→ **Exercise prompt**
From the listing below, extract each line containing the string "React".

— START —

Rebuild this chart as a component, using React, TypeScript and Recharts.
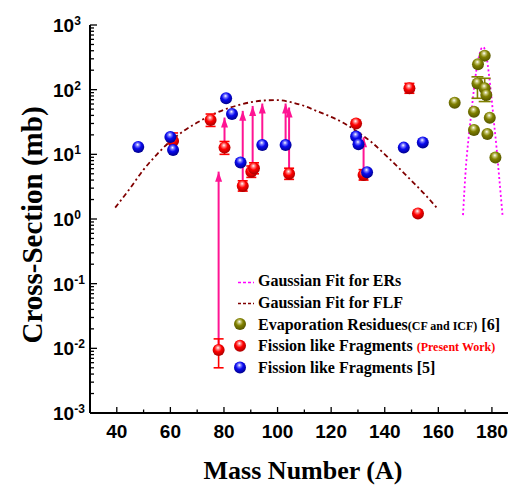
// Cross-section vs mass number: FLF (present work + ref [5]), ERs [6], Gaussian fits
import React from 'react';
import { ComposedChart, Scatter, Line, XAxis, YAxis } from 'recharts';

// Fission like fragments, present work (red)
const presentMass = [61, 75, 78, 80.2, 87, 90.2, 91.2, 104.3, 129.3, 132.1, 149.2, 152.4];
const presentCs = [16.1, 34, 0.0094, 12.7, 3.24, 5.4, 6.1, 5.0, 30, 4.8, 105, 1.22];
const presentLow = [11.7, 27, 0.005, 10, 2.7, 4.4, 5.0, 4.1, null, 4.0, 88, null];
const presentHigh = [21.4, 42, 0.014, 15.8, 3.9, 6.6, 7.4, 6.1, null, 5.8, 125, null];

// Fission like fragments, ref [5] (blue)
const refMass = [48, 60, 61, 80.8, 83, 86.2, 94.3, 103, 129.3, 130.2, 133.4, 147.1, 154.2];
const refCs = [13, 18.5, 11.7, 73.6, 42, 7.5, 13.9, 13.9, 18.8, 14.3, 5.3, 12.7, 15.3];

// Evaporation residues, ref [6] (olive)
const erMass = [166.1, 173.3, 179.2, 173.3, 178.3, 181.3, 177.3, 174.8, 174.6, 177.3, 177.9];
const erCs = [63, 45.6, 36.9, 23.8, 20.6, 8.9, 336, 247, 125, 105, 83];
const erLow = [null, null, null, null, null, null, null, null, 73.6, 65.5, null];
const erHigh = [null, null, null, null, null, null, null, null, 158, 150, null];

// upward arrows (lower limits)
const arrowMass = [78, 80.2, 87, 90.7, 94.3, 103, 104.3, 132.1];
const arrowFrom = [0.0094, 12.7, 3.24, 5.7, 13.9, 13.9, 5.0, 4.8];
const arrowTo = [5.4, 37, 47, 56, 61, 61, 53, 18.3];

// Gaussian fit for FLF
const flfFitMass = [39.4, 45, 50, 55, 60, 65, 70, 75, 80, 85, 90, 95, 100, 105, 110, 115, 120, 125, 130, 135, 140, 145, 150, 155, 160];
const flfFitCs = [1.5, 3.0, 5.8, 10, 16, 23, 31, 40, 49, 57, 64, 68, 69, 64, 56, 46, 38, 30, 22, 15.5, 10, 6.3, 3.9, 2.4, 1.4];

// Gaussian fit for ERs
const erFitMass = [169.2, 170.4, 171.3, 172.3, 173.2, 174.2, 175.2, 176.1, 176.8, 177.4, 178, 178.9, 179.8, 180.7, 181.7, 182.8, 184];
const erFitCs = [1.15, 7.3, 18, 43, 95, 200, 330, 437, 455, 410, 324, 170, 78, 33, 13, 4, 1.1];

const xTicks = [40, 50, 60, 70, 80, 90, 100, 110, 120, 130, 140, 150, 160, 170, 180];
const decades = [-3, -2, -1, 0, 1, 2, 3];
const minorSteps = [2, 3, 4, 5, 6, 7, 8, 9];

const yTicks: number[] = [];
decades.forEach((e) => {
  yTicks.push(Math.pow(10, e));
  if (e < 3) minorSteps.forEach((m) => yTicks.push(Number((m * Math.pow(10, e)).toPrecision(6))));
});

const SANS = '"Liberation Sans", Arial, sans-serif';
const SERIF = '"Liberation Serif", "Times New Roman", serif';
const PINK = '#ff1493';

const presentRows = presentMass.map((x, i) => ({ x, y: presentCs[i] }));
const refRows = refMass.map((x, i) => ({ x, y: refCs[i] }));
const erRows = erMass.map((x, i) => ({ x, y: erCs[i] }));
const flfFitRows = flfFitMass.map((x, i) => ({ x, y: flfFitCs[i] }));
const erFitRows = erFitMass.map((x, i) => ({ x, y: erFitCs[i] }));

// vertical error segments, drawn as two-point lines so they sit under the balls
function errorSegments(mass: number[], low: (number | null)[], high: (number | null)[]) {
  return mass
    .map((x, i) => (low[i] == null ? null : [{ x, y: low[i] as number }, { x, y: high[i] as number }]))
    .filter((d) => d != null) as { x: number; y: number }[][];
}
const presentErr = errorSegments(presentMass, presentLow, presentHigh);
const erErr = errorSegments(erMass, erLow, erHigh);

function isMajor(v: number) {
  const l = Math.log10(v);
  return Math.abs(l - Math.round(l)) < 1e-6;
}

function LeftTick(props: any) {
  const { x, y, payload } = props;
  const v = payload.value;
  const major = isMajor(v);
  return (
    <g>
      <line x1={x} x2={x + (major ? 7 : 4)} y1={y} y2={y} stroke="#000" strokeWidth={1.3} />
      {major && (
        <text x={x - 37} y={y + 7} fontFamily={SANS} fontWeight="bold" fontSize={19} fill="#000">
          10
          <tspan dy={-7} fontSize={12}>
            {Math.round(Math.log10(v))}
          </tspan>
        </text>
      )}
    </g>
  );
}

function BottomTick(props: any) {
  const { x, y, payload } = props;
  const major = payload.value % 20 === 0;
  return (
    <g>
      <line x1={x} x2={x} y1={y} y2={y - (major ? 6 : 3.5)} stroke="#000" strokeWidth={1.3} />
      {major && (
        <text x={x} y={y + 25} textAnchor="middle" fontFamily={SANS} fontWeight="bold" fontSize={19} fill="#000">
          {payload.value}
        </text>
      )}
    </g>
  );
}

function TopTick(props: any) {
  const { x, y, payload } = props;
  const major = payload.value % 20 === 0;
  return <line x1={x} x2={x} y1={y} y2={y + (major ? 7 : 4)} stroke="#000" strokeWidth={1.3} />;
}

function Ball({ cx, cy, grad, r = 6 }: { cx: number; cy: number; grad: string; r?: number }) {
  if (cx == null || cy == null) return null;
  return <circle cx={cx} cy={cy} r={r} fill={`url(#${grad})`} />;
}

function ArrowHead(props: any) {
  const { cx, cy, index } = props;
  if (index !== 1 || cx == null) return <g key={`a${index}`} />;
  return <polygon key={`a${index}`} points={`${cx},${cy} ${cx - 3.5},${cy + 10} ${cx + 3.5},${cy + 10}`} fill={PINK} />;
}

function Cap(props: any) {
  const { cx, cy, index, stroke, half } = props;
  if (cx == null) return <g key={`c${index}`} />;
  return <line key={`c${index}`} x1={cx - half} x2={cx + half} y1={cy} y2={cy} stroke={stroke} strokeWidth={1.6} />;
}

function BallGradients() {
  const balls = [
    { id: 'ballBlue', light: '#7a7aff', base: '#0a0af0', dark: '#00008a' },
    { id: 'ballRed', light: '#ff8080', base: '#ff0000', dark: '#a80000' },
    { id: 'ballOlive', light: '#c4c470', base: '#808000', dark: '#545400' },
  ];
  return (
    <defs>
      {balls.map((b) => (
        <radialGradient key={b.id} id={b.id} cx="0.45" cy="0.38" r="0.62" fx="0.45" fy="0.3">
          <stop offset="0%" stopColor="#ffffff" />
          <stop offset="22%" stopColor={b.light} />
          <stop offset="50%" stopColor={b.base} />
          <stop offset="100%" stopColor={b.dark} />
        </radialGradient>
      ))}
    </defs>
  );
}

function Overlay() {
  const rowX = 258;
  return (
    <svg width={508} height={485} style={{ position: 'absolute', left: 0, top: 0, pointerEvents: 'none' }}>
      <BallGradients />
      <text x={303} y={479} textAnchor="middle" fontFamily={SERIF} fontWeight="bold" fontSize={26} fill="#000">
        Mass Number (A)
      </text>
      <text transform="translate(42,225) rotate(-90)" textAnchor="middle" fontFamily={SERIF} fontWeight="bold" fontSize={29} fill="#000">
        Cross-Section (mb)
      </text>

      {/* legend */}
      <line x1={238} x2={254} y1={282.5} y2={282.5} stroke="#ff00ff" strokeWidth={1.6} strokeDasharray="3 2" />
      <text x={rowX} y={286} fontFamily={SERIF} fontWeight="bold" fontSize={16} fill="#000">
        Gaussian Fit for ERs
      </text>
      <line x1={238} x2={254} y1={303.5} y2={303.5} stroke="#800000" strokeWidth={1.6} strokeDasharray="3 2" />
      <text x={rowX} y={307.7} fontFamily={SERIF} fontWeight="bold" fontSize={16} fill="#000">
        Gaussian Fit for FLF
      </text>
      <Ball cx={240} cy={324} grad="ballOlive" />
      <text x={rowX} y={330} fontFamily={SERIF} fontWeight="bold" fontSize={16} fill="#000">
        Evaporation Residues<tspan fontSize={12}>(CF and ICF)</tspan> [6]
      </text>
      <Ball cx={240} cy={345.7} grad="ballRed" />
      <text x={rowX} y={350.7} fontFamily={SERIF} fontWeight="bold" fontSize={16} fill="#000">
        Fission like Fragments <tspan fontSize={12} fill="#ff0000">(Present Work)</tspan>
      </text>
      <Ball cx={240} cy={367.5} grad="ballBlue" />
      <text x={rowX} y={372.7} fontFamily={SERIF} fontWeight="bold" fontSize={16} fill="#000">
        Fission like Fragments [5]
      </text>
    </svg>
  );
}

export default function App() {
  const axisLine = { stroke: '#000', strokeWidth: 2 };
  return (
    <div style={{ position: 'absolute', left: 0, top: 0, width: 508, height: 485, background: '#fff' }}>
      <ComposedChart width={508} height={485} margin={{ top: 25, right: 0, bottom: 0, left: 0 }}>
        <XAxis
          xAxisId="top"
          orientation="top"
          type="number"
          dataKey="x"
          domain={[30, 186]}
          allowDataOverflow
          ticks={xTicks}
          interval={0}
          tick={(p: any) => <TopTick {...p} />}
          tickLine={false}
          tickSize={0}
          tickMargin={0}
          height={0}
          axisLine={axisLine}
        />
        <XAxis
          type="number"
          dataKey="x"
          domain={[30, 186]}
          allowDataOverflow
          ticks={xTicks}
          interval={0}
          tick={(p: any) => <BottomTick {...p} />}
          tickLine={false}
          tickSize={0}
          tickMargin={0}
          height={72}
          axisLine={axisLine}
        />
        <YAxis
          type="number"
          dataKey="y"
          scale="log"
          domain={[0.001, 1000]}
          allowDataOverflow
          ticks={yTicks}
          interval={0}
          tick={(p: any) => <LeftTick {...p} />}
          tickLine={false}
          tickSize={0}
          tickMargin={0}
          width={90}
          axisLine={axisLine}
        />

        <Line
          data={flfFitRows}
          dataKey="y"
          type="monotone"
          stroke="#800000"
          strokeWidth={1.8}
          strokeDasharray="5 3 2 3"
          dot={false}
          activeDot={false}
          isAnimationActive={false}
        />
        <Line
          data={erFitRows}
          dataKey="y"
          type="monotone"
          stroke="#ff00ff"
          strokeWidth={1.8}
          strokeDasharray="2 2.5"
          dot={false}
          activeDot={false}
          isAnimationActive={false}
        />
        {arrowMass.map((m, i) => (
          <Line
            key={`arrow-${i}`}
            data={[
              { x: m, y: arrowFrom[i] },
              { x: m, y: arrowTo[i] },
            ]}
            dataKey="y"
            type="linear"
            stroke={PINK}
            strokeWidth={2}
            dot={(p: any) => <ArrowHead {...p} />}
            activeDot={false}
            isAnimationActive={false}
          />
        ))}
        {presentErr.map((seg, i) => (
          <Line
            key={`perr-${i}`}
            data={seg}
            dataKey="y"
            type="linear"
            stroke="#ff0000"
            strokeWidth={1.6}
            dot={(p: any) => <Cap {...p} stroke="#ff0000" half={5} />}
            activeDot={false}
            isAnimationActive={false}
          />
        ))}
        {erErr.map((seg, i) => (
          <Line
            key={`eerr-${i}`}
            data={seg}
            dataKey="y"
            type="linear"
            stroke="#808000"
            strokeWidth={1.6}
            dot={(p: any) => <Cap {...p} stroke="#808000" half={6} />}
            activeDot={false}
            isAnimationActive={false}
          />
        ))}

        <Scatter data={erRows} isAnimationActive={false} shape={(p: any) => <Ball cx={p.cx} cy={p.cy} grad="ballOlive" />} />
        <Scatter data={presentRows} isAnimationActive={false} shape={(p: any) => <Ball cx={p.cx} cy={p.cy} grad="ballRed" />} />
        <Scatter data={refRows} isAnimationActive={false} shape={(p: any) => <Ball cx={p.cx} cy={p.cy} grad="ballBlue" />} />
      </ComposedChart>
      <Overlay />
    </div>
  );
}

— END —

→ **Response below**
Rebuild this chart as a component, using React, TypeScript and Recharts.
import React from 'react';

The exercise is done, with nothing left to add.